JLL’s latest research “Opportunity through obsolescence,” has revealed that of the 776 million square metres of existing office space across 66 markets globally, about half of that space, or 322-425 million square metres, is likely to require substantial investment to remain viable in the near term – an investment of approximately $933 billion-$1.2 trillion in spending.
The report suggests proactive engagement to retrofit and update existing assets will be key to unlocking opportunities for value creation through strategic investment and adaptation, particularly in the US and Europe, where 78 per cent of office product and 83 per cent of necessary capex is found.
“The commercial real estate landscape is at a turning point as property owners and cities look to establish long-term viability of existing buildings and districts, in the face of evolving experiential and spatial preferences, increasing regulatory pressures, climate risk and changes in real estate demand,” said Cynthia Kantor, CEO, Project & Development Services, at JLL. “By proactively assessing and addressing outdated and at-risk buildings, owners can unlock significant value, create a more sustainable, resilient built environment and drive future returns.”
“The full potential of existing assets, both those nearing the end and earlier in their lifecycle, can only be realized through collaboration between stakeholders and by considering how various levels of obsolescence interact,” added Phil Ryan, Research Director at JLL. “Owners and cities should assess how their portfolios holistically fit into their respective built environments and how a variety of factors contribute to their ability to respond to changing locational preferences and new sustainability and development regulations to create future value.”
Although there is no one measurement to calculate near-term stranding risk, building age tends to correlate best with the ability to meet tenant, investor and sustainability requirements along with the rate of occupancy and rent growth. In addition to significant capital needs, building age also contributes to an uneven distribution of capital investment required to keep at-risk buildings viable.

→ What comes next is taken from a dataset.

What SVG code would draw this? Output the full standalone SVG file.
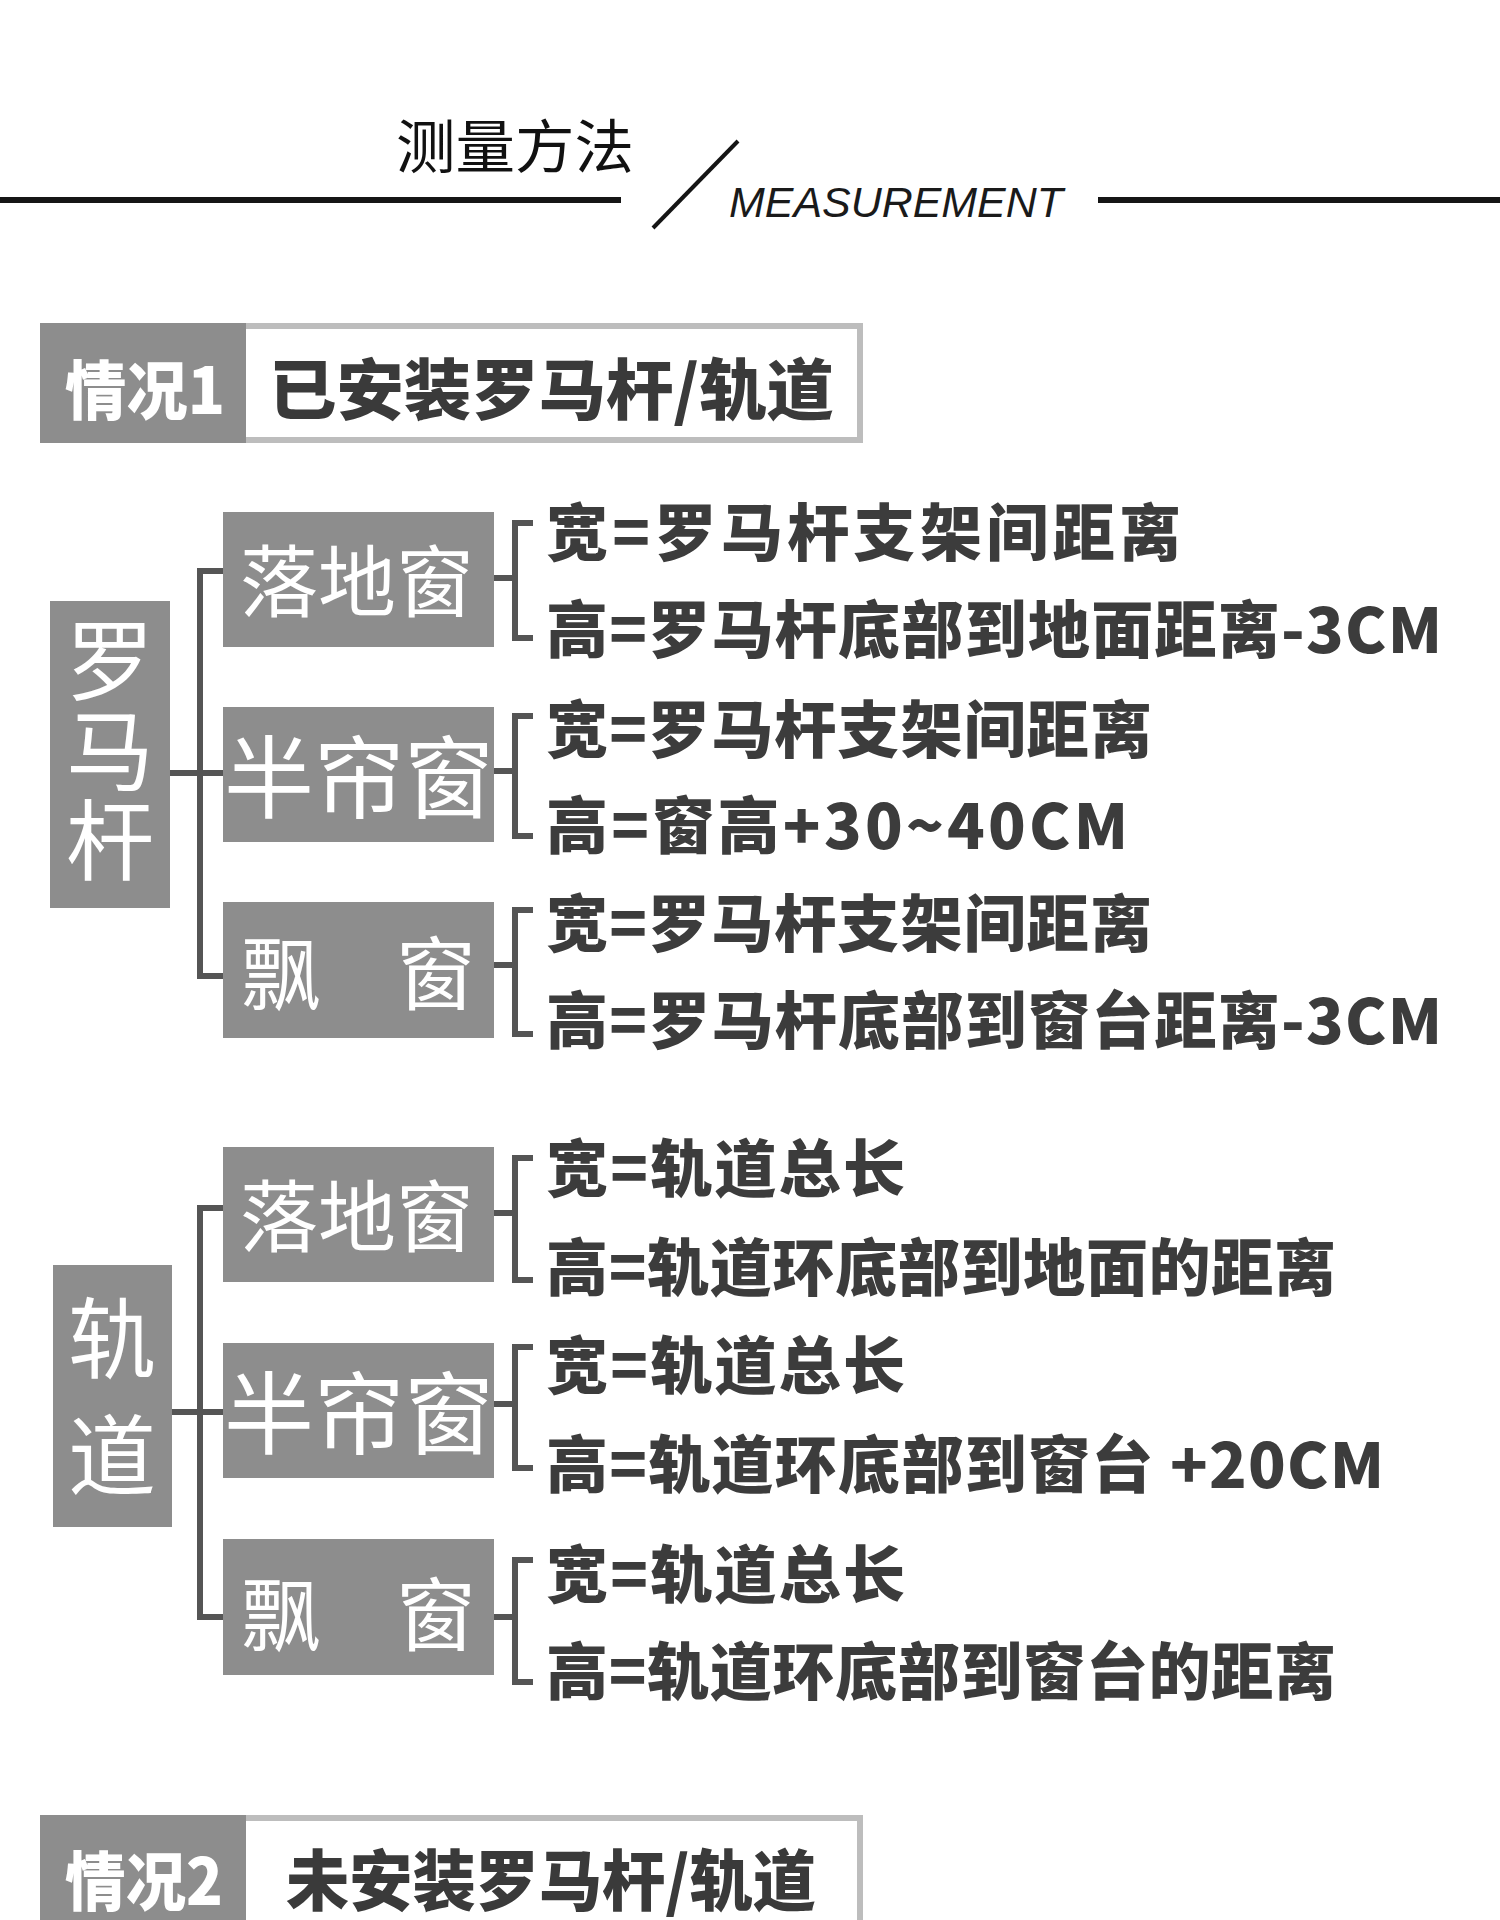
<svg xmlns="http://www.w3.org/2000/svg" width="1500" height="1920" viewBox="0 0 1500 1920">
<style>
.box{fill:#8d8d8d}
.lbl{fill:#ffffff;font-family:"Noto Sans CJK SC","Noto Sans",sans-serif;font-weight:400}
.vlbl{fill:#ffffff;font-family:"Noto Sans CJK SC","Noto Sans",sans-serif;font-weight:400;font-size:88px;writing-mode:tb}
.line{fill:#3c3c3c;font-family:"Noto Sans CJK SC","Noto Sans",sans-serif;font-weight:900;font-size:62px}
.conn{fill:none;stroke:#555555;stroke-width:6}
.ttl{font-family:"Noto Sans CJK SC","Noto Sans",sans-serif;font-weight:900}
</style>
<rect width="1500" height="1920" fill="#ffffff"/>
<g id="header">
<rect x="0" y="197" width="621" height="6" fill="#151515"/>
<rect x="1098" y="197" width="402" height="6" fill="#151515"/>
<line x1="653" y1="228" x2="738" y2="141" stroke="#151515" stroke-width="4"/>
<text x="396" y="168" font-family="'Noto Sans CJK SC',sans-serif" font-size="58" fill="#111111" textLength="238" lengthAdjust="spacingAndGlyphs">测量方法</text>
<text x="729" y="217" font-family="'Liberation Sans',Arial,sans-serif" font-style="italic" font-size="42" fill="#1a1a1a" textLength="334" lengthAdjust="spacingAndGlyphs">MEASUREMENT</text>
</g>
<g id="case1">
<rect x="43" y="326" width="817" height="114" fill="#ffffff" stroke="#bdbdbd" stroke-width="6"/>
<rect x="40" y="323" width="206" height="120" fill="#8d8d8d"/>
<text class="ttl" x="65" y="414" font-size="64" fill="#ffffff" textLength="160" lengthAdjust="spacingAndGlyphs">情况1</text>
<text class="ttl" x="269" y="414" font-size="66" fill="#3a3a3a" textLength="565" lengthAdjust="spacingAndGlyphs">已安装罗马杆/轨道</text>
</g>
<g id="connectors">
<path class="conn" d="M170 773 H223 M223 571 H200 V976 H223"/>
<path class="conn" d="M494 578 H515 M533 523 H515 V638 H533"/>
<path class="conn" d="M494 771 H515 M533 716 H515 V836 H533"/>
<path class="conn" d="M494 965 H515 M533 910 H515 V1034 H533"/>
<path class="conn" d="M172 1412 H223 M223 1208 H200 V1617 H223"/>
<path class="conn" d="M494 1213 H515 M533 1158 H515 V1280 H533"/>
<path class="conn" d="M494 1404 H515 M533 1347 H515 V1468 H533"/>
<path class="conn" d="M494 1617 H515 M533 1560 H515 V1682 H533"/>
</g>
<g id="root-rod">
<rect class="box" x="50" y="601" width="120" height="307"/>
<text class="vlbl" x="110" y="616" letter-spacing="2">罗马杆</text>
</g>
<g id="rod-floor">
<rect class="box" x="223" y="512" width="271" height="135"/>
<text class="lbl" x="357" y="611" font-size="78" text-anchor="middle">落地窗</text>
</g>
<g id="rod-half">
<rect class="box" x="223" y="707" width="271" height="135"/>
<text class="lbl" x="359" y="811" font-size="90" text-anchor="middle">半帘窗</text>
</g>
<g id="rod-bay">
<rect class="box" x="223" y="902" width="271" height="136"/>
<text class="lbl" font-size="80" text-anchor="middle"><tspan x="281" y="1003">飘</tspan><tspan x="436" y="1003">窗</tspan></text>
</g>
<g id="rod-texts">
<text class="line" x="546" y="556" textLength="635" lengthAdjust="spacing">宽=罗马杆支架间距离</text>
<text class="line" x="546" y="653" textLength="896" lengthAdjust="spacing">高=罗马杆底部到地面距离-3CM</text>
<text class="line" x="546" y="753" textLength="606" lengthAdjust="spacing">宽=罗马杆支架间距离</text>
<text class="line" x="546" y="849" textLength="582" lengthAdjust="spacing">高=窗高+30~40CM</text>
<text class="line" x="546" y="947" textLength="606" lengthAdjust="spacing">宽=罗马杆支架间距离</text>
<text class="line" x="546" y="1044" textLength="896" lengthAdjust="spacing">高=罗马杆底部到窗台距离-3CM</text>
</g>
<g id="root-track">
<rect class="box" x="53" y="1265" width="119" height="262"/>
<text class="vlbl" x="112" y="1294" letter-spacing="29">轨道</text>
</g>
<g id="track-floor">
<rect class="box" x="223" y="1147" width="271" height="135"/>
<text class="lbl" x="357" y="1246" font-size="78" text-anchor="middle">落地窗</text>
</g>
<g id="track-half">
<rect class="box" x="223" y="1343" width="271" height="135"/>
<text class="lbl" x="359" y="1447" font-size="90" text-anchor="middle">半帘窗</text>
</g>
<g id="track-bay">
<rect class="box" x="223" y="1539" width="271" height="136"/>
<text class="lbl" font-size="80" text-anchor="middle"><tspan x="281" y="1644">飘</tspan><tspan x="436" y="1644">窗</tspan></text>
</g>
<g id="track-texts">
<text class="line" x="546" y="1192" textLength="359" lengthAdjust="spacing">宽=轨道总长</text>
<text class="line" x="546" y="1291" textLength="790" lengthAdjust="spacing">高=轨道环底部到地面的距离</text>
<text class="line" x="546" y="1389" textLength="359" lengthAdjust="spacing">宽=轨道总长</text>
<text class="line" x="546" y="1488" textLength="838" lengthAdjust="spacing">高=轨道环底部到窗台 +20CM</text>
<text class="line" x="546" y="1598" textLength="359" lengthAdjust="spacing">宽=轨道总长</text>
<text class="line" x="546" y="1695" textLength="790" lengthAdjust="spacing">高=轨道环底部到窗台的距离</text>
</g>
<g id="case2">
<rect x="43" y="1818" width="817" height="114" fill="#ffffff" stroke="#bdbdbd" stroke-width="6"/>
<rect x="40" y="1815" width="206" height="120" fill="#8d8d8d"/>
<text class="ttl" x="65" y="1905" font-size="64" fill="#ffffff" textLength="158" lengthAdjust="spacingAndGlyphs">情况2</text>
<text class="ttl" x="286" y="1905" font-size="66" fill="#3a3a3a" textLength="530" lengthAdjust="spacingAndGlyphs">未安装罗马杆/轨道</text>
</g>
</svg>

The report notes that public authorities making conscious efforts to focus on both high-level regeneration and small-scale reparative approaches are already beginning to prove advantageous. In the City of London, intense demand for prime office space is being met through strong development activity that not only consolidates commuter footfall but also places great weight on user experience. Streetscape improvements to reduce car traffic, activating office lobbies with arts and cultural spaces, and experiential spaces such as observation decks in new developments all help to create a stimulating environment even outside of working hours.